I got nothing, ladies and gentlemen, no ideas, no thoughts. But it’s Sunday, I post on Sunday, so here I am. I’m not a stickler for subject matter. Some writers insist on having a point; I insist on meeting deadlines. Even fake ones.
Deadlines are really quite useful, they act as motivators. I hate motivators. I don’t want to be energized and eager to achieve; I want to sit quietly, eat cookies. Motivation is for people like Steve Jobs and Antonio Gaudi, Edward Hopper and Matt Groening, you. But for me, motivation spells trouble. And disappointment.
See, I want to be brilliant and clever, I’m just not. Therein lies the problem. I don’t like being reminded. Who needs that? When a person’s motivated, they do amazing, productive things. They create and invent and discover, depending on their particular aptitude.
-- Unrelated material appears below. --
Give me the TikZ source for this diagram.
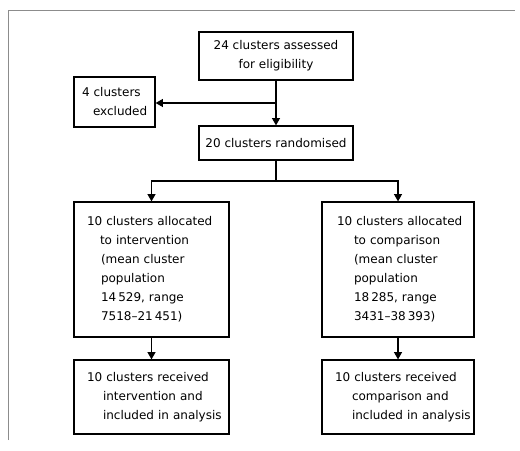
\documentclass[tikz,border=0pt]{standalone}
\usepackage{fontspec}
\setmainfont{DejaVu Sans}
\usetikzlibrary{arrows.meta}
\newlength\px
\setlength\px{0.75pt}
\newcommand\fs{\fontsize{9pt}{14.3pt}\selectfont}
\newcommand\ind[1]{\hspace*{#1\px}}
\newenvironment{lines}{\renewcommand\arraystretch{1}\begin{tabular}{@{}l@{}}}{\end{tabular}}
\begin{document}
\begin{tikzpicture}[x=0.75pt,y=-0.75pt,
  box/.style={draw, line width=0.9pt, inner sep=0pt, font=\fs},
  conn/.style={line width=0.9pt},
  arr/.style={conn, -{Triangle[width=6pt,length=5.5pt]}},
  frame/.style={draw=black!45, line width=0.6pt}]
\useasboundingbox (0,0) rectangle (520,450);
\draw[frame] (8,440) -- (8,10) -- (515,10);
\node[box, minimum width=154\px, minimum height=48\px, align=center] (assess) at (276,56)
  {24 clusters assessed\\for eligibility};
\node[box, minimum width=81\px, minimum height=50\px, text width=65\px, align=left] (excl) at (114.5,102)
  {\begin{lines}4 clusters\\\ind{11}excluded\end{lines}};
\node[box, minimum width=154\px, minimum height=34\px, align=center] (rand) at (276,143)
  {20 clusters randomised};
\node[box, minimum width=155\px, minimum height=135\px, text width=129\px, align=left] (la) at (151.5,269.5)
  {\begin{lines}10 clusters allocated\\\ind{13}to intervention\\\ind{14}(mean cluster\\\ind{14}population\\\ind{14}14\,529, range\\\ind{14}7518--21\,451)\end{lines}};
\node[box, minimum width=152\px, minimum height=135\px, text width=122\px, align=left] (ra) at (398,269.5)
  {\begin{lines}10 clusters allocated\\\ind{17}to comparison\\\ind{17}(mean cluster\\\ind{17}population\\\ind{17}18\,285, range\\\ind{17}3431--38\,393)\end{lines}};
\node[box, minimum width=155\px, minimum height=74\px, text width=129\px, align=left] (lr) at (151.5,397)
  {\begin{lines}10 clusters received\\\ind{16}intervention and\\\ind{16}included in analysis\end{lines}};
\node[box, minimum width=152\px, minimum height=74\px, text width=126\px, align=left] (rr) at (398,397)
  {\begin{lines}10 clusters received\\\ind{17}comparison and\\\ind{17}included in analysis\end{lines}};
\coordinate (b1) at (276,103);
\coordinate (b2) at (276,181);
\draw[arr] (assess) -- (rand);
\draw[arr] (b1) -- (excl.east |- b1);
\draw[conn] (rand) -- (b2);
\draw[arr] (b2) -| (la.north);
\draw[arr] (b2) -| (ra.north);
\draw[arr] (la) -- (lr);
\draw[arr] (ra) -- (rr);
\end{tikzpicture}
\end{document}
I’m a writer, sort of, in the technical sense, so I crank out words. Lots and lots of words. Piles and heaps of words.
It’s what I do. It’s what I am. It’s bush-league.
Each time I park in front of my computer I think, okay, this one will have wings. Sure enough, the hook is in. How many times can a person be so utterly naive? I’ve come close a few times. When the idea, the imagery, the timing, everything worked beautifully. Those moments, boys and girls, are magic. They’re a goddam motivator.
A near miss is a tantalizing glimpse of pay dirt. So I buckle down and try harder, set my sights higher. Kamikaze high lately — I sent a piece to the New York Times, for chrissakes, and I wasn’t drunk. Just terribly misguided. An auto-generated email response came flying back, confirming receipt. Period. That wasn’t humiliating enough, so I licked my wounds, regrouped, and wrote one for the Washington Post. Bupkis. Not even the auto-generated ‘piss off, loser.’
Stoopid motivation. If it wasn’t for that, I’d be enjoying a lazy afternoon, perfectly content. Not pouting, with my tail tucked between my legs. One of these days I’ll smarten up and stop this nonsense, quit fooling myself into thinking I’m something I’m not. Until then, I’ll keep pretending deadlines and punctuation are important. Or get a hobby.
“Sometimes I feel my whole life has been one big rejection.”